13. RESERVATION OF JURISDICTION: The Court reserves jurisdiction over this matter, including jurisdiction to consider any applications that the Liquidating Trustee may make for the Court's assistance in addressing any problems encountered by the Liquidating Trustee in performing his or her duties hereunder and any applications by any party arising out of or related to any action or decision of the Liquidating Trustee or any of his or her agents.
IT IS SO ORDERED.
ORDER ON DIVISION OF MERCHANT ACCOUNTS
WHEREAS, Global Payment Comerica Alliance, L.L.C. ("Alliance") was formed pursuant to a Limited Liability Company Agreement ("LLC Agreement") between Plaintiff Comerica Bank ("Comerica") and Defendant Global Payments Direct, Inc. ("Global"). Comerica and Global are the two "Members" of Alliance.
WHEREAS, on July 31, 2014, Comerica filed a Motion for Entry of An Order to Divide Merchant Accounts (the "Motion") in accordance with an agreement Comerica and Global reached during this litigation to divide the merchant accounts as of May 31, 2014;
WHEREAS, Exhibit A to the Motion lists those merchant accounts, by number, that the Members agreed are to be distributed to Comerica;
WHEREAS, Exhibit B to the Motion lists those merchant accounts, by number, that the Members agreed are to be distributed to Global.

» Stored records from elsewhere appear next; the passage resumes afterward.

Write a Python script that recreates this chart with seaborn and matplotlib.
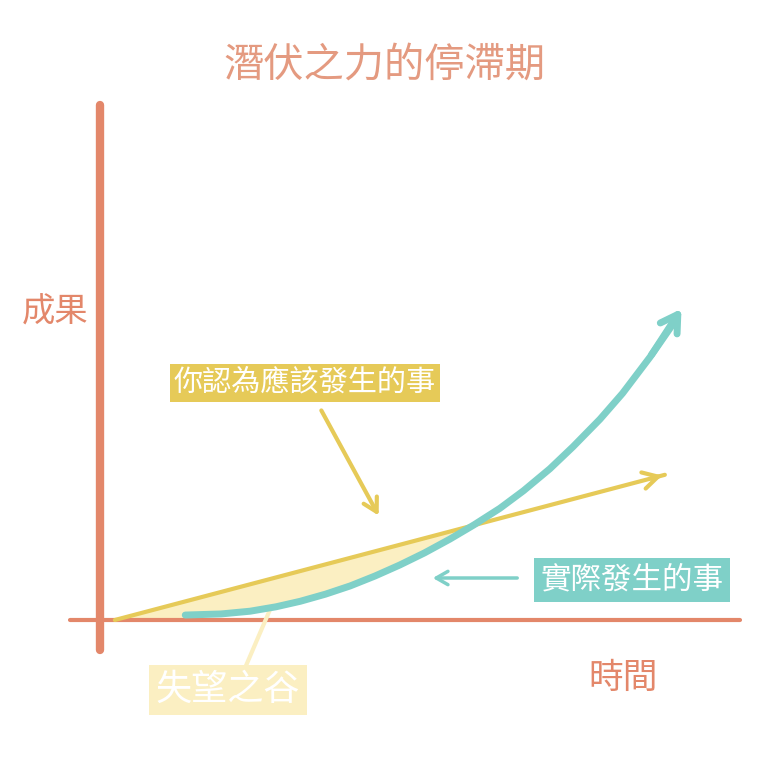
import numpy as np
import matplotlib
matplotlib.use("Agg")
import matplotlib.pyplot as plt
import seaborn as sns
import pandas as pd

sns.set_theme(style="white")
plt.rcParams['font.family'] = ['Noto Sans CJK TC', 'DejaVu Sans']

# data (time units, result units)
expected_t = [0.27, 10.27]
expected_v = [0.0, 2.64]
actual_t = [1.55, 2.2, 2.73, 3.2, 3.64, 4.1, 4.55, 5.0, 5.45, 5.9, 6.36, 6.8, 7.27, 7.7, 8.18, 8.6, 9.09, 9.5, 10.0, 10.5]
actual_v = [0.09, 0.11, 0.16, 0.24, 0.34, 0.47, 0.62, 0.8, 1.0, 1.22, 1.47, 1.73, 2.03, 2.35, 2.75, 3.15, 3.65, 4.12, 4.78, 5.5]
title = "潛伏之力的停滯期"

ORANGE = "#E3876A"
TEAL = "#7FD0C8"
YEL = "#E6CA58"
PALE = "#FBEFC2"

S = 55.0
def px(x, y):
    return ((x - 100) / S, (620 - y) / S)

fig = plt.figure(figsize=(7.68, 7.59), dpi=100)
ax = fig.add_axes([0, 0, 1, 1])
ax.set_xlim(-100 / S, 668 / S)
ax.set_ylim(-139 / S, 620 / S)
ax.axis("off")

ax.plot(*zip(px(70, 620), px(740, 620)), color=ORANGE, lw=3, solid_capstyle="round")
ax.plot(*zip(px(100, 105), px(100, 650)), color=ORANGE, lw=6, solid_capstyle="round")

ta = np.array(actual_t); va = np.array(actual_v)
lin = np.interp(ta, expected_t, expected_v)
ax.fill_between(ta, va, lin, where=lin >= va, interpolate=True, color=PALE, zorder=1)
ax.fill_between([expected_t[0], ta[0]], [0, 0], np.interp([expected_t[0], ta[0]], expected_t, expected_v), color=PALE, zorder=1)

df_e = pd.DataFrame({"t": expected_t, "v": expected_v})
df_a = pd.DataFrame({"t": actual_t, "v": actual_v})
sns.lineplot(data=df_e, x="t", y="v", ax=ax, color=YEL, lw=3, zorder=3)
sns.lineplot(data=df_a, x="t", y="v", ax=ax, color=TEAL, lw=5, zorder=4, sort=False)
ax.set_xlabel(""); ax.set_ylabel("")

ax.annotate("", xy=(expected_t[1], expected_v[1]), xytext=(expected_t[1] - 0.3, expected_v[1] - 0.08),
            arrowprops=dict(arrowstyle="->,head_length=0.9,head_width=0.5", color=YEL, lw=3))
ax.annotate("", xy=(actual_t[-1] + 0.1, actual_v[-1] + 0.2), xytext=(actual_t[-2], actual_v[-2]),
            arrowprops=dict(arrowstyle="->,head_length=1.0,head_width=0.6", color=TEAL, lw=5))

ax.annotate("", xy=px(380, 518), xytext=px(320, 408),
            arrowprops=dict(arrowstyle="->,head_length=0.8,head_width=0.45", color=YEL, lw=3))
ax.annotate("", xy=px(430, 578), xytext=px(520, 578),
            arrowprops=dict(arrowstyle="->,head_length=0.7,head_width=0.4", color=TEAL, lw=2.5))
ax.plot(*zip(px(272, 605), px(245, 668)), color=PALE, lw=3)

ax.text(*px(384, 65), title, color="#E49A80", fontsize=29, ha="center", va="center")
ax.text(*px(55, 312), "成果", color=ORANGE, fontsize=24, ha="center", va="center")
ax.text(*px(623, 678), "時間", color=ORANGE, fontsize=25, ha="center", va="center")
ax.text(*px(305, 383), "你認為應該發生的事", color="white", fontsize=21, ha="center", va="center",
        bbox=dict(boxstyle="square,pad=0.15", fc=YEL, ec="none"))
ax.text(*px(632, 580), "實際發生的事", color="white", fontsize=22, ha="center", va="center",
        bbox=dict(boxstyle="square,pad=0.2", fc=TEAL, ec="none"))
ax.text(*px(228, 690), "失望之谷", color="white", fontsize=26, ha="center", va="center",
        bbox=dict(boxstyle="square,pad=0.2", fc=PALE, ec="none"))

fig.savefig("out.png", dpi=100)
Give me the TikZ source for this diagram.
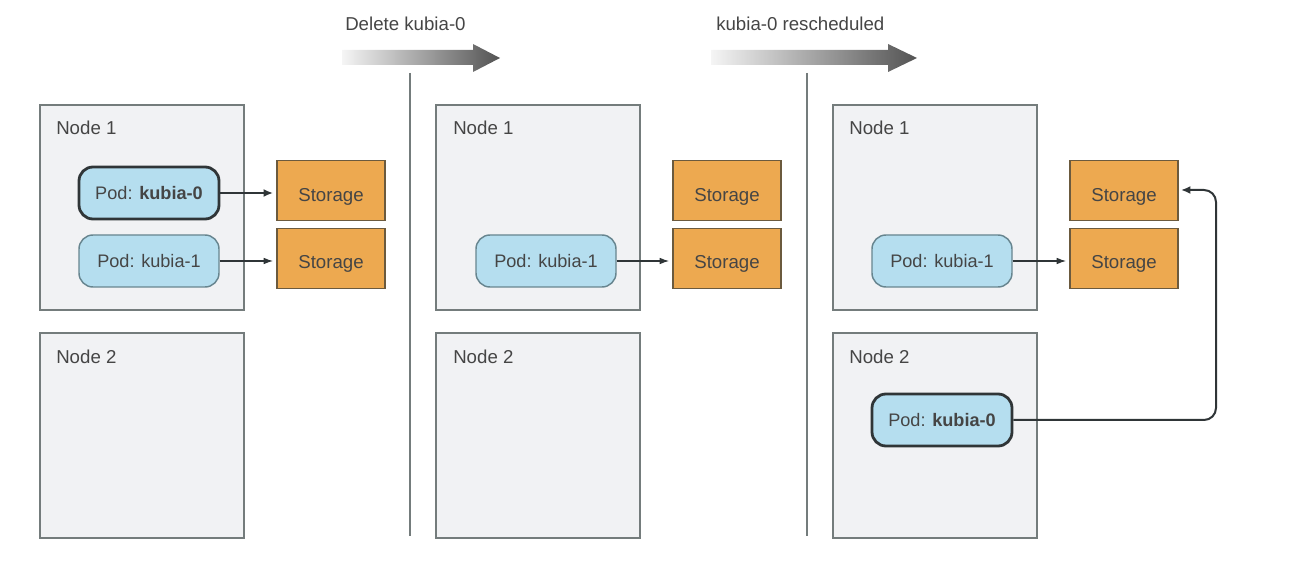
\documentclass[tikz,border=0pt]{standalone}
\usepackage{fontspec}
\setmainfont{Liberation Sans}
\usetikzlibrary{shapes.geometric,arrows.meta,calc}
\definecolor{panelfill}{HTML}{F1F2F4}
\definecolor{panelline}{HTML}{747C7C}
\definecolor{podfill}{HTML}{B5DEEF}
\definecolor{podline}{HTML}{67858F}
\definecolor{podbold}{HTML}{2F3537}
\definecolor{cylfill}{HTML}{EDA950}
\definecolor{cylline}{HTML}{6B5A3E}
\definecolor{txt}{HTML}{454545}
\tikzset{
 x=0.75pt,y=-0.75pt,
 panel/.style={draw=panelline,fill=panelfill,line width=1.5pt,minimum width=153pt,minimum height=154pt,inner sep=0pt,anchor=north west},
 panellabel/.style={text=txt,font=\fontsize{14}{16}\selectfont,anchor=base west,inner sep=0pt},
 podthin/.style={draw=podline,fill=podfill,line width=1.1pt,rounded corners=10.5pt,minimum width=105pt,minimum height=39pt,inner sep=0pt,text=txt,font=\fontsize{13.6}{16}\selectfont},
 podthick/.style={podthin,draw=podbold,line width=2.1pt},
 store/.style={cylinder,shape border rotate=90,aspect=0.27,draw=cylline,fill=cylfill,line width=1pt,minimum width=81pt,minimum height=45pt,inner sep=0pt},
 storetext/.style={text=txt,font=\fontsize{14}{16}\selectfont,inner sep=0pt},
 thinlink/.style={draw=podbold,line width=0.8pt,-{Latex[length=7pt,width=5pt]}},
 thicklink/.style={draw=podbold,line width=1.5pt,-{Latex[length=7pt,width=6pt]}},
 divider/.style={draw=panelline,line width=1.2pt},
 steptext/.style={text=txt,font=\fontsize{14}{16}\selectfont,inner sep=0pt,anchor=base west},
 bigarrow/.style={left color=white!92!gray,right color=black!50!gray!90,draw=none},
}
\begin{document}
\begin{tikzpicture}
\useasboundingbox (0,0) rectangle (1300,566);
% panels
\node[panel] (a1) at (39,104) {};
\node[panel] (a2) at (39,332) {};
\node[panel] (b1) at (435,104) {};
\node[panel] (b2) at (435,332) {};
\node[panel] (c1) at (832,104) {};
\node[panel] (c2) at (832,332) {};
\node[panellabel] (la1) at (56,135) {Node 1};
\node[panellabel] (la2) at (56,364) {Node 2};
\node[panellabel] (lb1) at (453,135) {Node 1};
\node[panellabel] (lb2) at (453,364) {Node 2};
\node[panellabel] (lc1) at (849,135) {Node 1};
\node[panellabel] (lc2) at (849,364) {Node 2};
% dividers
\coordinate (d1t) at (410,73); \coordinate (d1b) at (410,536);
\coordinate (d2t) at (807,73); \coordinate (d2b) at (807,536);
\draw[divider] (d1t) -- (d1b);
\draw[divider] (d2t) -- (d2b);
% top arrows
\shade[bigarrow] (342,50) -- (473,50) -- (473,44) -- (500,58) -- (473,72) -- (473,65) -- (342,65) -- cycle;
\shade[bigarrow] (711,50) -- (888,50) -- (888,44) -- (917,58) -- (888,72) -- (888,65) -- (711,65) -- cycle;
\node[steptext] (s1) at (345,31) {Delete kubia-0};
\node[steptext] (s2) at (716,31) {kubia-0 rescheduled};
% storage
\node[store] (sa0) at (331,191) {};
\node[store] (sa1) at (331,259) {};
\node[store] (sb0) at (727,191) {};
\node[store] (sb1) at (727,259) {};
\node[store] (sc0) at (1124,191) {};
\node[store] (sc1) at (1124,259) {};
\node[storetext] (ta0) at (331,197) {Storage};
\node[storetext] (ta1) at (331,264) {Storage};
\node[storetext] (tb0) at (727,197) {Storage};
\node[storetext] (tb1) at (727,264) {Storage};
\node[storetext] (tc0) at (1124,197) {Storage};
\node[storetext] (tc1) at (1124,264) {Storage};
% pods
\node[podthick] (pa0) at (149,193) {Pod: \textbf{kubia-0}};
\node[podthin] (pa1) at (149,261) {Pod: kubia-1};
\node[podthin] (pb1) at (546,261) {Pod: kubia-1};
\node[podthin] (pc1) at (942,261) {Pod: kubia-1};
\node[podthick] (pc0) at (942,420) {Pod: \textbf{kubia-0}};
% links
\draw[thicklink,shorten >=2.5pt] (pa0.east) -- (pa0.east -| sa0.west);
\draw[thinlink,shorten >=2.5pt] (pa1.east) -- (pa1.east -| sa1.west);
\draw[thinlink,shorten >=2.5pt] (pb1.east) -- (pb1.east -| sb1.west);
\draw[thinlink,shorten >=2.5pt] (pc1.east) -- (pc1.east -| sc1.west);
\coordinate (turn) at (1216,420);
\coordinate (top) at (1216,190);
\coordinate (tip) at (1181,190);
\draw[thicklink,rounded corners=9pt] (pc0.east) -- (turn) -- (top) -- (tip);
\end{tikzpicture}
\end{document}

IT IS HEREBY ORDERED this 1st day of August, 2014, that the merchant accounts of Alliance are divided and shall be distributed as follows:
1. The merchant accounts listed in Exhibit A to the Motion are allocated to and shall be distributed to Comerica;
2. The merchant accounts listed in Exhibit B to the Motion are allocated to and shall be distributed to Global;
3. For those merchant accounts added to Alliance after May 31, 2014, the parties shall agree on the division of those accounts or shall seek assistance from the liquidating trustee appointed by the Court to resolve any disputes concerning that division.